**PROVIDED MATERIAL**:
····················
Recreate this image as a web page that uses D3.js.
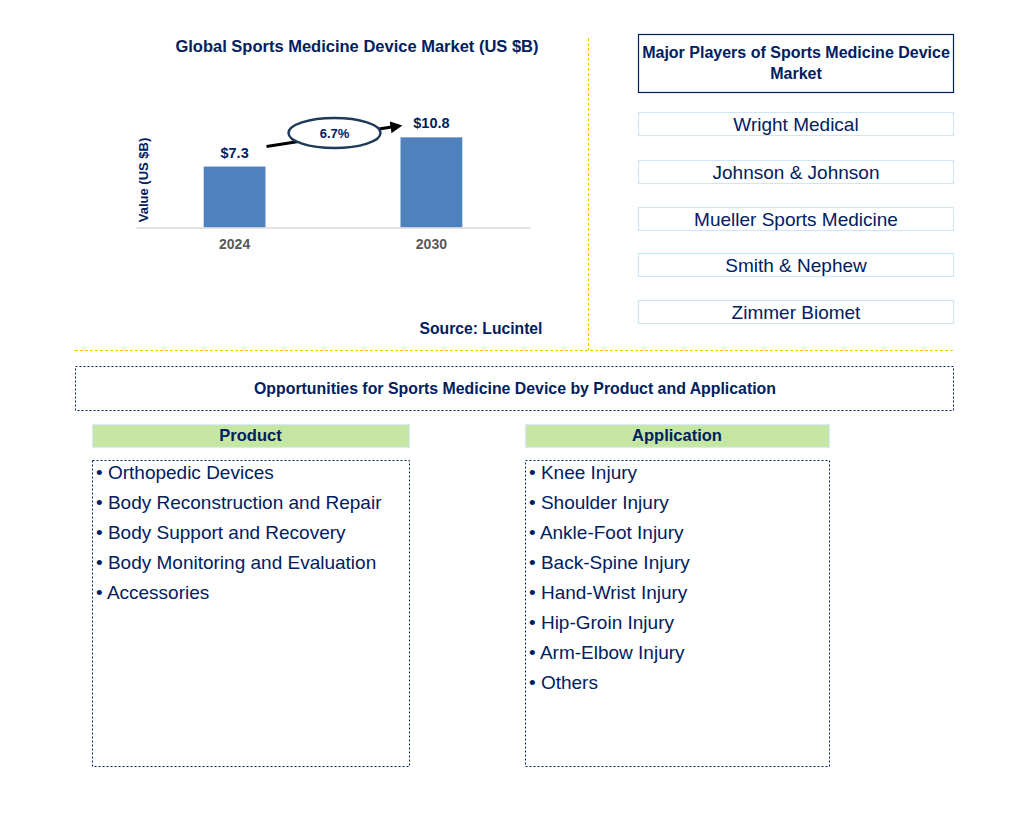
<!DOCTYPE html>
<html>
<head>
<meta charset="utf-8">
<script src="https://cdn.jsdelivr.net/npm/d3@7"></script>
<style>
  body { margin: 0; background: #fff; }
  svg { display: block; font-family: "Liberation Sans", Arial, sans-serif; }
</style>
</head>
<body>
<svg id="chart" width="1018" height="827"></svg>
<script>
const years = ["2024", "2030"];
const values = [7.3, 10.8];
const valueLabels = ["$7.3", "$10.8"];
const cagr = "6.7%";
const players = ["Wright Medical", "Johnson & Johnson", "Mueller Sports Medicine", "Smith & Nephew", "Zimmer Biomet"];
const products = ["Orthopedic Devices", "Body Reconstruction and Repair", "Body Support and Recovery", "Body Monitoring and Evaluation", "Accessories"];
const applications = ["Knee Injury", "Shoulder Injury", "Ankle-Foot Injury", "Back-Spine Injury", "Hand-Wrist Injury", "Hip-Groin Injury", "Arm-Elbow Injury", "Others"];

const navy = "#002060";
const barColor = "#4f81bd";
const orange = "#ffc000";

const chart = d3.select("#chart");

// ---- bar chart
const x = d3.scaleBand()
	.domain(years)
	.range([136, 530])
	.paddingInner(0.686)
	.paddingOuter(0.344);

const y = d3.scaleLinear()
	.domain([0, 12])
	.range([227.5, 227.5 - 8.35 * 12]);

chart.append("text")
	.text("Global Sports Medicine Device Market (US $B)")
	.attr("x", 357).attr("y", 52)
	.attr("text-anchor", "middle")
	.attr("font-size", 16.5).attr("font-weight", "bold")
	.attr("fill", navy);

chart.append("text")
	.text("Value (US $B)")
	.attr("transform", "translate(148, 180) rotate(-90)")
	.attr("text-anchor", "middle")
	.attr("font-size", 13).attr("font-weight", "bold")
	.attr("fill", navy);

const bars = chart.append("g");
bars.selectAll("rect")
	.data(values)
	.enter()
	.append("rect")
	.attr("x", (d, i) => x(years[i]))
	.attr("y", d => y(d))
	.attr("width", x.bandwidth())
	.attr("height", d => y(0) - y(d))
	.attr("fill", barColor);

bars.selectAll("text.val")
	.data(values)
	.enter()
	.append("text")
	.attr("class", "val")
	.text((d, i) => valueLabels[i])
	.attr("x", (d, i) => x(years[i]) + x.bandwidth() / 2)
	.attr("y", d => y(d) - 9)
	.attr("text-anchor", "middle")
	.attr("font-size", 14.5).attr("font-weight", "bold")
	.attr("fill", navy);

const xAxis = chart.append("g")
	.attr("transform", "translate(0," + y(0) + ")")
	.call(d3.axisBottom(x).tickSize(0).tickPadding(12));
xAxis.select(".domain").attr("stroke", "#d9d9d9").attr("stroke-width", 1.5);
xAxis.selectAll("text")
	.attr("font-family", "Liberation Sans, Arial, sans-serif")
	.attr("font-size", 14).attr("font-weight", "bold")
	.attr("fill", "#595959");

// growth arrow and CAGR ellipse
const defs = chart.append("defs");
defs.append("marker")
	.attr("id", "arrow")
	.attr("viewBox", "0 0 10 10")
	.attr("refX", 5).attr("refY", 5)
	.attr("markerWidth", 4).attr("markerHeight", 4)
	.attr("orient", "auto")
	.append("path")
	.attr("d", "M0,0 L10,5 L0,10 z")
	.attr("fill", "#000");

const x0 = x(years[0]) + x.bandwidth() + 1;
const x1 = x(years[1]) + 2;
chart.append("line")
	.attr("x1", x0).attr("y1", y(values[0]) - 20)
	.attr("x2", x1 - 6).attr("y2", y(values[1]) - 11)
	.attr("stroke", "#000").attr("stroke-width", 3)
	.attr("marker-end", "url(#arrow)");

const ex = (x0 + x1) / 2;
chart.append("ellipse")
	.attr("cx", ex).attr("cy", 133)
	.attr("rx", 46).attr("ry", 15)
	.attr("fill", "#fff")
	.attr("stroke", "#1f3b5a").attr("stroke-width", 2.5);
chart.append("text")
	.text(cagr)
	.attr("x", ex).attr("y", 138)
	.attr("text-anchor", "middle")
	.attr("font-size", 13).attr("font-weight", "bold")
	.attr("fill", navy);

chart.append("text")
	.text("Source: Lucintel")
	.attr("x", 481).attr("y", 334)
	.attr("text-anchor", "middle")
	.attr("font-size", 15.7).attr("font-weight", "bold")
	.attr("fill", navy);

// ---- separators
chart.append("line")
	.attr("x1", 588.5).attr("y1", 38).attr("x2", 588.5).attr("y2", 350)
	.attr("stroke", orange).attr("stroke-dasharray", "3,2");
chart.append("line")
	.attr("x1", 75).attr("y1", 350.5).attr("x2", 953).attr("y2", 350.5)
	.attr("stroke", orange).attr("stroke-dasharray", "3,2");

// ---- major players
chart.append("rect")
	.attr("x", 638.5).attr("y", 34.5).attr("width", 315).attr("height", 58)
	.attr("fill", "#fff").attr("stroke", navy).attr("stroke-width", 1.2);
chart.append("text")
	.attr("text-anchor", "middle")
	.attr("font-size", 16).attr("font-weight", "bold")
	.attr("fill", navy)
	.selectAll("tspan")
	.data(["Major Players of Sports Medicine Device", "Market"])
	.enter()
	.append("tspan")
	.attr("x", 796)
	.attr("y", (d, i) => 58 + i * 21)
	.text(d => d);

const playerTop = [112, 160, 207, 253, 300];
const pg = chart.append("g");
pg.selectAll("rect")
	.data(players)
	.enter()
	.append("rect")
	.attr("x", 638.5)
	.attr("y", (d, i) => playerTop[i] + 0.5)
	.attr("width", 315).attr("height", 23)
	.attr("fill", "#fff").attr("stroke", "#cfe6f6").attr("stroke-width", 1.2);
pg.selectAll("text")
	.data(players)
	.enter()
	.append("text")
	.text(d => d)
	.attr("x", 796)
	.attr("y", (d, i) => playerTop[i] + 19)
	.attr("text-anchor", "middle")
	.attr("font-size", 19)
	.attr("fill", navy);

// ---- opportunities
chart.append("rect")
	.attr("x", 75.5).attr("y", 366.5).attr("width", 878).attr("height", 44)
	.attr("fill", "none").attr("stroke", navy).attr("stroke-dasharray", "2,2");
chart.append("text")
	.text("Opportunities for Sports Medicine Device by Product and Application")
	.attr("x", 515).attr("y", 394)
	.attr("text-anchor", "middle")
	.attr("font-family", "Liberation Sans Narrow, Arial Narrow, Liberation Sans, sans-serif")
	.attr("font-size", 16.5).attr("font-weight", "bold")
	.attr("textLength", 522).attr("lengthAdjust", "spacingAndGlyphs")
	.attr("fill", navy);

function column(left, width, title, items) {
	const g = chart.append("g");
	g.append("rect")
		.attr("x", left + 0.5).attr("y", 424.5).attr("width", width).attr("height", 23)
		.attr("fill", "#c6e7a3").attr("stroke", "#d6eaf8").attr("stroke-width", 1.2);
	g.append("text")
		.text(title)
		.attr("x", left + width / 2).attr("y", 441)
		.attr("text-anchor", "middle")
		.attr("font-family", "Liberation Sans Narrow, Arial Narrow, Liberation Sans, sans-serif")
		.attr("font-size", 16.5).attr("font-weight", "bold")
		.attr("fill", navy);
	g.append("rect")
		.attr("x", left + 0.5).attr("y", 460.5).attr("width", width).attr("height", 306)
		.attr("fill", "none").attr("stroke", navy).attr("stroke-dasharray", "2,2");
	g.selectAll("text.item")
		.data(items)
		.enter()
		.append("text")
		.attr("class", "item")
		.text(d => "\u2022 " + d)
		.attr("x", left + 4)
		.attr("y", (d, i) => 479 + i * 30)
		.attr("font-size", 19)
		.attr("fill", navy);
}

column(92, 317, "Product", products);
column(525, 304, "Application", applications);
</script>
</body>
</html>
····················
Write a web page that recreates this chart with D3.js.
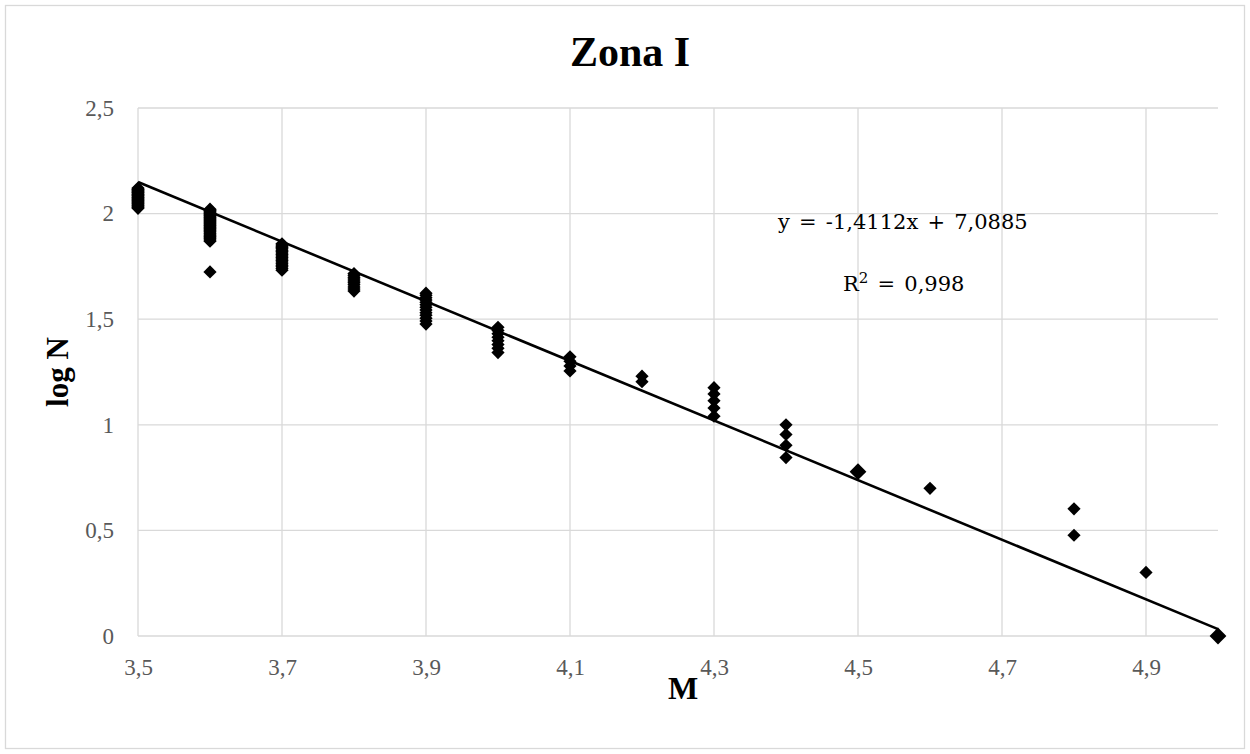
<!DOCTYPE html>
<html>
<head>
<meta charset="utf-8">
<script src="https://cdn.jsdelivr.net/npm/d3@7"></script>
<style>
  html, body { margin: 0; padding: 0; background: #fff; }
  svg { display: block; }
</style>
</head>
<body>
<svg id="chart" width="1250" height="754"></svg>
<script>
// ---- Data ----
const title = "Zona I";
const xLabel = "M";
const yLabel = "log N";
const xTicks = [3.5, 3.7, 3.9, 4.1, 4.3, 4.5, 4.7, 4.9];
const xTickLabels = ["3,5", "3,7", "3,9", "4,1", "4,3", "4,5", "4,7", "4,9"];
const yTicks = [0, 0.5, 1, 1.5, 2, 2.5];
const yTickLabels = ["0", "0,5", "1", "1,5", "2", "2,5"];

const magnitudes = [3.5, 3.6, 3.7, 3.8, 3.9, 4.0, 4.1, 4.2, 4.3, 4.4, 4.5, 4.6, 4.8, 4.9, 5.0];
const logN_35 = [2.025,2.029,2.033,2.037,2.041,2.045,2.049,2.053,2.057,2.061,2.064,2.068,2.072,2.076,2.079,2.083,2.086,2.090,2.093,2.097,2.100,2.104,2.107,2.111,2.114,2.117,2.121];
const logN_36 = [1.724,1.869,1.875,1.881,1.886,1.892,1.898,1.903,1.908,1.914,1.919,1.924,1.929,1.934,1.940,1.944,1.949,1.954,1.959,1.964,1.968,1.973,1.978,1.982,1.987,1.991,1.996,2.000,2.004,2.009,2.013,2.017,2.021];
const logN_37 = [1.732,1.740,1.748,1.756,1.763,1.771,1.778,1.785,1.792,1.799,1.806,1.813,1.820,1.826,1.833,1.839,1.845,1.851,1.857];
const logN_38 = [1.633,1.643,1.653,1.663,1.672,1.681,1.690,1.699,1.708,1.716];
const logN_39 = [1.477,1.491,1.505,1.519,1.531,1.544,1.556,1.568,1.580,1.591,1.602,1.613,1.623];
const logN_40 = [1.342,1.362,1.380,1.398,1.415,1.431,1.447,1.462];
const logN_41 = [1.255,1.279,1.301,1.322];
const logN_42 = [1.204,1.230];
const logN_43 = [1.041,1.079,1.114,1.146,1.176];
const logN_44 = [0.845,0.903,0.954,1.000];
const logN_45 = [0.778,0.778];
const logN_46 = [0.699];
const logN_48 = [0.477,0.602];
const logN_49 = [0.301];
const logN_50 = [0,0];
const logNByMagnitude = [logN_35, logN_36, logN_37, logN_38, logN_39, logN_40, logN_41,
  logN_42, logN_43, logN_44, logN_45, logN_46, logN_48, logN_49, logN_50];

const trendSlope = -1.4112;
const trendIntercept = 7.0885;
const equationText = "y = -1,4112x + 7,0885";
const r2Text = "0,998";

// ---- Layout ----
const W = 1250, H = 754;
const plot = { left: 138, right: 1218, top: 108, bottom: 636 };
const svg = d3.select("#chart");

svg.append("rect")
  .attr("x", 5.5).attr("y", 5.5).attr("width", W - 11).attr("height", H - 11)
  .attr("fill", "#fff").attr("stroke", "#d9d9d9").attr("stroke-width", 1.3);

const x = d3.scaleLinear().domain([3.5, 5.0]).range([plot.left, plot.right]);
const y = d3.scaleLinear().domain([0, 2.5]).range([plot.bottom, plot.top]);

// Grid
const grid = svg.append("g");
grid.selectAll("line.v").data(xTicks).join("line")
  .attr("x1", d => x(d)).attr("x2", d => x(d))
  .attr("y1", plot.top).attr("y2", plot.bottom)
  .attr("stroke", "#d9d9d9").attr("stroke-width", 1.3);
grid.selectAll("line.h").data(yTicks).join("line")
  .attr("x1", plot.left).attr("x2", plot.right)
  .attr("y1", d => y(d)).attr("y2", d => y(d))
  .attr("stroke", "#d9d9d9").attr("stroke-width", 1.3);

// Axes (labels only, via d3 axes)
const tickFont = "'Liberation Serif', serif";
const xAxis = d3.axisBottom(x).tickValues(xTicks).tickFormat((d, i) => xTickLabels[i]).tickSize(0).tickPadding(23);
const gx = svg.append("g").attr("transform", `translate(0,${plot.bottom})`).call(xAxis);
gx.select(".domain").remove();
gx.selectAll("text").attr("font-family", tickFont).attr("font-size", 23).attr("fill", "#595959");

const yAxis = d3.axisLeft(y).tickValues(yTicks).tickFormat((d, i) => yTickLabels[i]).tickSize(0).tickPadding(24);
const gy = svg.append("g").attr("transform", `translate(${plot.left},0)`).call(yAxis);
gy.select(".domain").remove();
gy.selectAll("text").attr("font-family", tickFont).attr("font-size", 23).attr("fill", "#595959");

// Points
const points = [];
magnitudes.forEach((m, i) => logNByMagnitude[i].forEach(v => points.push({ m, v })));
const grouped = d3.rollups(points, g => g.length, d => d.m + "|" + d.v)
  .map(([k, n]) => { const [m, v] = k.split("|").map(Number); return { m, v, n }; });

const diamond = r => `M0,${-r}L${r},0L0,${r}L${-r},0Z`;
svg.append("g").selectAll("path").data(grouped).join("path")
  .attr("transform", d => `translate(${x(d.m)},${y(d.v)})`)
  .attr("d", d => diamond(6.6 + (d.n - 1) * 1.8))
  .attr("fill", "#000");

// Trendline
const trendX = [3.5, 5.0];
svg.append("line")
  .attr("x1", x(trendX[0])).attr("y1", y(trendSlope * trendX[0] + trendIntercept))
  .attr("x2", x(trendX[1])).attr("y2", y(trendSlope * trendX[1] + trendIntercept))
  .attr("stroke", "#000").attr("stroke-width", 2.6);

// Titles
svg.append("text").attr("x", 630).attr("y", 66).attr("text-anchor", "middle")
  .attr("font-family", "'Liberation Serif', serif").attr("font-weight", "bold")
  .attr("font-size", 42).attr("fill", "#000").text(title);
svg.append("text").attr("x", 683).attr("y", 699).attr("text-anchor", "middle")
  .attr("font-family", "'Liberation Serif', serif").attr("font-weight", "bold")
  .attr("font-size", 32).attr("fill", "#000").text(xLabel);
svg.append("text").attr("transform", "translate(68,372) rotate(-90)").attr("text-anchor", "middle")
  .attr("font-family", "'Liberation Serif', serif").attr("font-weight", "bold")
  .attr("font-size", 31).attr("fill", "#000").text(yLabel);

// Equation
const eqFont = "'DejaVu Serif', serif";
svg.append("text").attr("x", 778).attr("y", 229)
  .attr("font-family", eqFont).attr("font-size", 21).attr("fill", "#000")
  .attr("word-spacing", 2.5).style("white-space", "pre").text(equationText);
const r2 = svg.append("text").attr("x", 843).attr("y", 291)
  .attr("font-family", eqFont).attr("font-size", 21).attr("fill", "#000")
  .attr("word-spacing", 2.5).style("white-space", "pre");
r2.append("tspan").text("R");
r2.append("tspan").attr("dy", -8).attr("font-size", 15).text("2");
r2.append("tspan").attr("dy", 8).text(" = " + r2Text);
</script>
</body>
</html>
····················
**WORK TO COMPLETE**:
Find each line with the string "this" and copy it out.

**FINAL RESULT**:
Recreate this image as a web page that uses D3.js.
Write a web page that recreates this chart with D3.js.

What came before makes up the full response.